# Steam auf 2 Platten betreiben?



## PF81 (4. Oktober 2013)

Hallo Community,

bin dabei ne SSD einzubauen. Geplant war Steam dann mit den ganzen Games (momentan installiert über 600GB) auf der HDD als Zweitplatte laufen zu lassen. Wie schauts denn aus mit 2-3 Games auf die SSD zu packen? Geht das? Kann man Steam auf 2 Laufwerken laufen lassen. Also ist klar, dass ich irgendwo in den Optionen ein zweites Verzeichnis erstellen kann und neue Sache da installiert werden. Aber wie sieht das mit Verschieberei aus? Funzt das? Wenn ja, wie?  

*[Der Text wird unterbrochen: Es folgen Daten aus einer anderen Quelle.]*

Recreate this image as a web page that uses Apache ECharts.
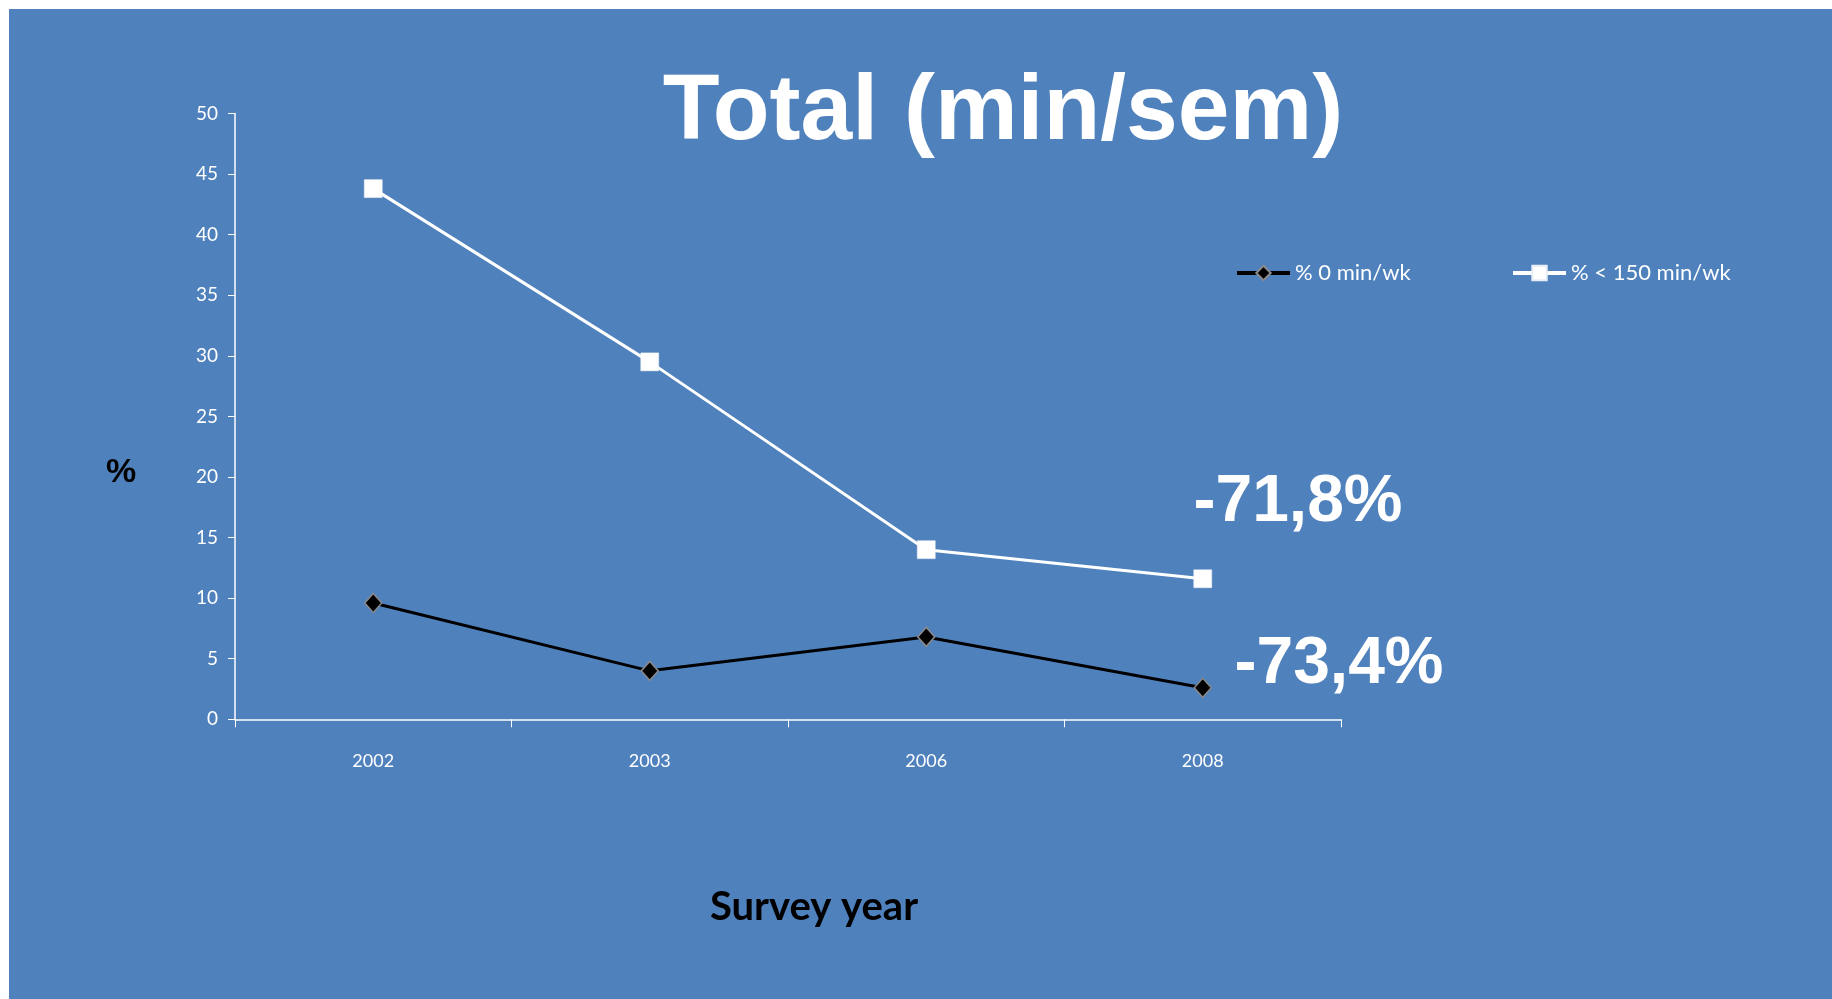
<!DOCTYPE html>
<html>
<head>
<meta charset="utf-8">
<title>Total (min/sem)</title>
<script src="https://cdn.jsdelivr.net/npm/echarts@6/dist/echarts.min.js"></script>
<style>
  html, body { margin: 0; padding: 0; background: #ffffff; }
  #chart { width: 1832px; height: 999px; }
</style>
</head>
<body>
<div id="chart"></div>
<script>
// Survey years on the category axis
const years = ['2002', '2003', '2006', '2008'];
// Share of respondents with no weekly activity (%)
const zeroMinutes = [9.6, 4.0, 6.8, 2.6];
// Share of respondents under 150 minutes per week (%)
const under150 = [43.8, 29.5, 14.0, 11.6];
// Series names shown in the legend
const seriesNames = ['% 0 min/wk', '% < 150 min/wk'];
// Change between first and last survey, written beside each line
const changeLabels = ['-71,8%', '-73,4%'];

const BLUE = '#4F81BD';
const labelFont = 'Lato, "Open Sans", sans-serif';
const boldFont = '"Liberation Sans", Arial, sans-serif';

const chart = echarts.init(document.getElementById('chart'), null, { renderer: 'canvas' });

chart.setOption({
  backgroundColor: '#ffffff',
  animation: false,
  graphic: [
    { type: 'rect', z: -10, silent: true, shape: { x: 9, y: 9, width: 1823, height: 990 }, style: { fill: BLUE } },
    { type: 'text', x: 1003, y: 113, style: { text: 'Total (min/sem)', fill: '#ffffff', font: 'bold 93px ' + boldFont, align: 'center', verticalAlign: 'middle' } },
    { type: 'text', x: 121, y: 473, style: { text: '%', fill: '#000000', font: 'bold 34px ' + boldFont, align: 'center', verticalAlign: 'middle' } },
    { type: 'text', x: 814, y: 907, style: { text: 'Survey year', fill: '#000000', font: 'bold 40px ' + labelFont, align: 'center', verticalAlign: 'middle' } },
    { type: 'text', x: 1298, y: 503, style: { text: changeLabels[0], fill: '#ffffff', font: 'bold 66px ' + boldFont, align: 'center', verticalAlign: 'middle' } },
    { type: 'text', x: 1339, y: 665, style: { text: changeLabels[1], fill: '#ffffff', font: 'bold 66px ' + boldFont, align: 'center', verticalAlign: 'middle' } }
  ],
  legend: [
    {
      data: [seriesNames[0]],
      left: 1235, top: 262, padding: 0,
      itemWidth: 53, itemHeight: 18,
      lineStyle: { width: 4 },
      textStyle: { color: '#ffffff', fontSize: 22, fontFamily: labelFont }
    },
    {
      data: [seriesNames[1]],
      left: 1511, top: 262, padding: 0,
      itemWidth: 53, itemHeight: 18,
      lineStyle: { width: 4 },
      textStyle: { color: '#ffffff', fontSize: 22, fontFamily: labelFont }
    }
  ],
  grid: { left: 235, top: 113.5, right: 491, bottom: 279.7, containLabel: false },
  xAxis: {
    type: 'category',
    data: years,
    boundaryGap: true,
    axisLine: { lineStyle: { color: '#ffffff', width: 1.5 } },
    axisTick: { show: true, length: 8, lineStyle: { color: '#ffffff', width: 1 } },
    axisLabel: { color: '#ffffff', fontSize: 18, fontFamily: labelFont, margin: 33 }
  },
  yAxis: {
    type: 'value',
    min: 0, max: 50, interval: 5,
    axisLine: { show: true, lineStyle: { color: '#ffffff', width: 1.5 } },
    axisTick: { show: true, length: 7, lineStyle: { color: '#ffffff', width: 1 } },
    splitLine: { show: false },
    axisLabel: { color: '#ffffff', fontSize: 19, fontFamily: labelFont, margin: 17 }
  },
  series: [
    {
      name: seriesNames[0],
      type: 'line',
      data: zeroMinutes,
      symbol: 'diamond',
      symbolSize: [17, 19],
      lineStyle: { color: '#000000', width: 3 },
      itemStyle: { color: '#000000', borderColor: '#8a8a8a', borderWidth: 1.5 },
      z: 3
    },
    {
      name: seriesNames[1],
      type: 'line',
      data: under150,
      symbol: 'rect',
      symbolSize: 18,
      lineStyle: { color: '#ffffff', width: 3 },
      itemStyle: { color: '#ffffff', borderColor: '#e8eef7', borderWidth: 0.5 },
      z: 3
    }
  ]
});
</script>
</body>
</html>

Danke euch wie immer Voraus!


----------



## Erok (4. Oktober 2013)

Ja das geht.

Du musst lediglich auf der zweiten Festplatte diesen Ordnerpfad erstellen : ..../Steam/SteamApps/common

Zusätzlich musst Du aus dem Installations-Verzeichnis von Steam selbst die Steam.dll auf der zweiten Festplatte dann in den Ordner Steam mit rein packen.

Greetz Erok


----------



## Shona (4. Oktober 2013)

Erok schrieb:


> Ja das geht.
> 
> Du musst lediglich auf der zweiten Festplatte diesen Ordnerpfad erstellen : ..../Steam/SteamApps/common
> 
> ...


Geht doch mitlerweile viel einfach^^
"Einstellungen -> Downloads -> Steam Bibliothek Ordner" und dort die SSD eintragen.
Beim installieren eines Spiels, das dies unterstützt, kann man dann aussuchen wohin man es installieren will. Die Ordner und alles was benötigt wird, wird dann automatisch erstellt 

Sollte es ein Spiel sein das dies noch nicht hat hilft das Tool Steam Mover - Download - CHIP Online
Einfach das Spiel normal auf die HDD installieren und dann per Steam MOver auf die SSD schieben. Es wird dann ein mklink erstellt und steam weiss dan automatisch wo die dateien liegen


----------



## xpSyk (4. Oktober 2013)

Steam Fragt bei der Instalation von Software immer wo die hinkommen soll.


----------



## kine (29. Dezember 2013)

xpSyk schrieb:


> Steam Fragt bei der Instalation von Software immer wo die hinkommen soll.


 
eigentlich schon also ich habe auch auf meiner externen ein steam verzeichnis und steam selbst auf der intern und das leuft ohne probleme


----------